A 23h au Magic Mirror a eu lieu une très intéressante création de la résidente des lieux, la batteuse et compositrice Anne Paceo, autour d’un projet à la frontière du hip-hop, du jazz, du rock, et du groove, avec la complicité du guitariste Matthis Pascaud (grande révélation de ce groupe, musicien vraiment très impressionnant !), du bassiste Sylvain Daniel (qui enchaîne son troisième O.N.J consécutif !) et de trois slammeurs enflammés dont le génial Mike Ladd, ainsi que Racecar, et Osloob. Anne Paceo nous a étonnés dans ce registre où elle a installé un groove implacable et binaire fortement musclé, porteur d’une belle énergie communicative.
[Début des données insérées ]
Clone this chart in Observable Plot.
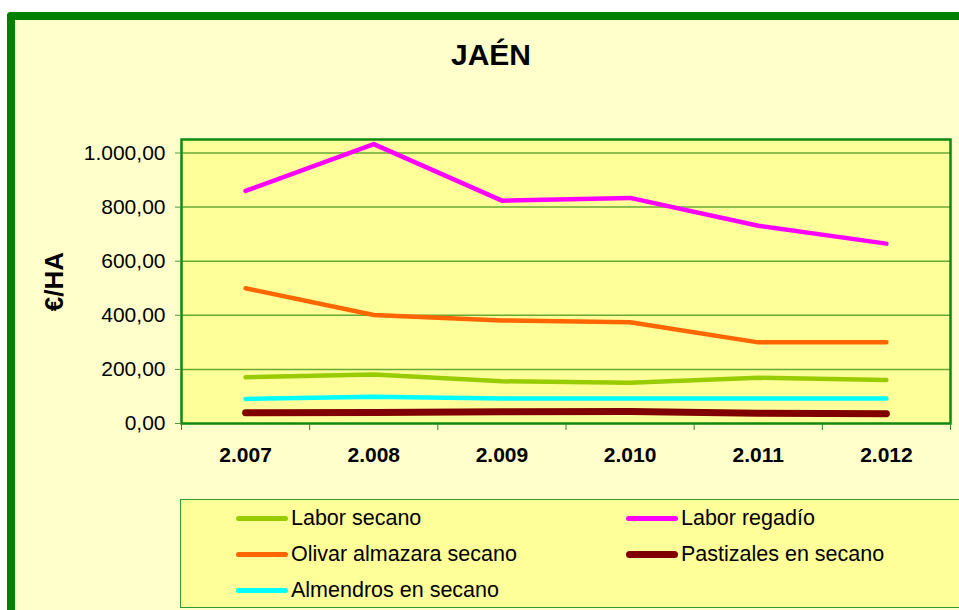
<!DOCTYPE html>
<html>
<head>
<meta charset="utf-8">
<script src="https://cdn.jsdelivr.net/npm/d3@7"></script>
<script src="https://cdn.jsdelivr.net/npm/@observablehq/plot@0.6"></script>
<style>
  html, body { margin: 0; padding: 0; width: 959px; height: 610px; overflow: hidden; background: #ffffff; font-family: "Liberation Sans", Arial, sans-serif; }
  #frame { position: absolute; left: 7px; top: 12px; width: 1000px; height: 700px; background: #FFFFCC; border-left: 8px solid #008000; border-top: 8px solid #008000; border-top-left-radius: 4px; }
  #title { position: absolute; left: 391px; width: 200px; top: 40px; line-height: 30px; text-align: center; font-size: 30px; font-weight: bold; color: #000; }
  #chart { position: absolute; left: 0; top: 0; }
  #legend { position: absolute; left: 180px; top: 499px; width: 820px; height: 107px; background: #FFFF99; border: 1.5px solid #339933; }
  .item { position: absolute; height: 30px; display: flex; align-items: center; font-size: 21.5px; color: #000; white-space: nowrap; }
  .sw { width: 52px; height: 5px; border-radius: 3px; margin-right: 3px; }
</style>
</head>
<body>
<div id="frame"></div>
<div id="chart"></div>
<div id="title">JAÉN</div>
<div id="legend"></div>
<script>
const years = ["2.007", "2.008", "2.009", "2.010", "2.011", "2.012"];
const seriesNames = ["Labor secano", "Labor regadío", "Olivar almazara secano", "Pastizales en secano", "Almendros en secano"];
const laborSecano = [171, 181, 156, 151, 169, 161];
const laborRegadio = [860, 1033, 824, 834, 731, 665];
const olivarAlmazara = [500, 401, 381, 374, 300, 300];
const pastizales = [40, 41, 43, 44, 38, 36];
const almendros = [91, 99, 92, 92, 92, 92];
const yTicks = [0, 200, 400, 600, 800, 1000];
const seriesColors = ["#99CC00", "#FF00FF", "#FF6600", "#800000", "#00FFFF"];

const seriesValues = [laborSecano, laborRegadio, olivarAlmazara, pastizales, almendros];
const rows = [];
seriesNames.forEach((s, k) => seriesValues[k].forEach((v, i) => rows.push({serie: s, i, year: years[i], value: v})));

const locale = d3.formatLocale({decimal: ",", thousands: ".", grouping: [3], currency: ["", " €"]});
const fmt = locale.format(",.2f");
const boundaries = d3.range(years.length + 1).map(i => i - 0.5);
const thick = "Pastizales en secano";

const plot = Plot.plot({
  width: 959,
  height: 470,
  marginLeft: 181,
  marginRight: 9,
  marginTop: 139,
  marginBottom: 47,
  style: {background: "transparent", fontFamily: "'Liberation Sans', Arial, sans-serif", fontSize: "21px", color: "#000", overflow: "visible"},
  x: {type: "linear", domain: [-0.5, years.length - 0.5], axis: null, label: null},
  y: {domain: [0, 1050], axis: null, label: null},
  color: {domain: seriesNames, range: seriesColors},
  marks: [
    Plot.frame({fill: "#FFFF99", stroke: "none"}),
    Plot.gridY(yTicks.filter(d => d > 0), {stroke: "#66AA33", strokeOpacity: 1, strokeWidth: 1.5}),
    Plot.line(rows.filter(d => d.serie !== thick), {x: "i", y: "value", z: "serie", stroke: "serie", strokeWidth: 4.5, strokeLinecap: "round", strokeLinejoin: "round"}),
    Plot.line(rows.filter(d => d.serie === thick), {x: "i", y: "value", z: "serie", stroke: "serie", strokeWidth: 7, strokeLinecap: "round", strokeLinejoin: "round"}),
    Plot.frame({stroke: "#118811", strokeWidth: 2.5}),
    Plot.axisY({ticks: yTicks, tickFormat: fmt, tickSize: 6, tickPadding: 10, stroke: "#4a9a3a", fill: "#000", fontSize: 21, label: null}),
    Plot.axisX({ticks: boundaries, tickFormat: () => "", tickSize: 7, stroke: "#2a8a2a", label: null}),
    Plot.text(years, {x: (d, i) => i, y: () => 0, text: d => d, dy: 32, fontWeight: "bold", fontSize: 21, lineAnchor: "middle", fill: "#000"}),
    Plot.text(["€/HA"], {frameAnchor: "left", text: d => d, rotate: -90, dx: -127, textAnchor: "middle", fontWeight: "bold", fontSize: 26, lineAnchor: "middle", fill: "#000"})
  ]
});
document.getElementById("chart").appendChild(plot);

// legend
const legend = document.getElementById("legend");
const cols = [55, 445];
const rowsY = [3, 39, 75];
seriesNames.forEach((s, k) => {
  const item = document.createElement("div");
  item.className = "item";
  const col = k % 2, row = Math.floor(k / 2);
  item.style.left = cols[col] + "px";
  item.style.top = rowsY[row] + "px";
  const sw = document.createElement("div");
  sw.className = "sw";
  sw.style.background = seriesColors[k];
  if (s === thick) { sw.style.height = "7px"; sw.style.borderRadius = "4px"; }
  const label = document.createElement("span");
  label.textContent = s;
  item.appendChild(sw);
  item.appendChild(label);
  legend.appendChild(item);
});
</script>
</body>
</html>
Jeudi 30 mai, après un passage à la salle Marcel Hélie pour une cérémonie planante et pleine de virtuosité assurée par Le Mystère des Voix Bulgares, on se dirige vers le Théâtre pour l’un des plus beaux concerts de ce festival. Une création signée du Théo Ceccaldi Trio, avec Théo au violon, Valentin Ceccaldi au violoncelle et Guillaume Aknine à la guitare. Ce projet intitulée Django, est bien sûr un hommage à la musique de Django Reinhardt, mais ne comptez pas sur Théo Ceccaldi pour vous faire du copier-coller ! Voici une vision très intelligente et pertinente de l’héritage de Django à travers une musique actuelle et singulière, pleine de contrastes et de brisures, où l’on entend Django bien sûr, mais aussi Bartok, des bribes de rock, et du jazz improvisé servi par trois brillants solistes. Les versions impressionnantes de chefs d’œuvre comme Rythme Futur ou Manoir de Mes Rêves sont inoubliables et continuent de nous trotter dans la tête. Du grand art ! Retour à la Salle Marcel Helié pour un double concert particulièrement excitant. Tout d’abord une création très originale de la saxophoniste Sophie Alour intitulée Exils, pour une fusion réussie entre jazz et musique orientale avec la complicité du chanteur et oudiste égyptien Mohamed Abozekry, du pianiste Damien Argentieri, du contrebassiste Philippe Aerts, du batteur Donald Kontomanou (impérial tout au long de ce concert !), et du percussionniste Wassim Halal. Une très belle narration musicale, fine et élégante, où deux univers musicaux dialoguent et s’interpénètrent dans une formidable énergie portée par le talent de ces musiciens exceptionnels. En deuxième partie, une grande claque d’épure et de sobriété à travers le duo formé par la chanteuse Cécile McLorin Salvant et le pianiste Sullivan Fortner. Une belle surprise, car le répertoire joué n’avait pas grand-chose à voir avec leur album sorti en septembre dernier « The Window ». Cécile a profité de Coutances pour tester de nouvelles compositions quelle a écrites très récemment et qu’elle nous a proposés en avant-première avant de les enregistrer prochainement. On a retenu particulièrement : Moon Song, Splendor, Acmé, Doudou, Fuck, Left Over et un très émouvant Ghost Song qu’elle chante en duo avec Sullivan Fortner, qui en plus d’être un pianiste exceptionnel, s’avère être un très bon chanteur !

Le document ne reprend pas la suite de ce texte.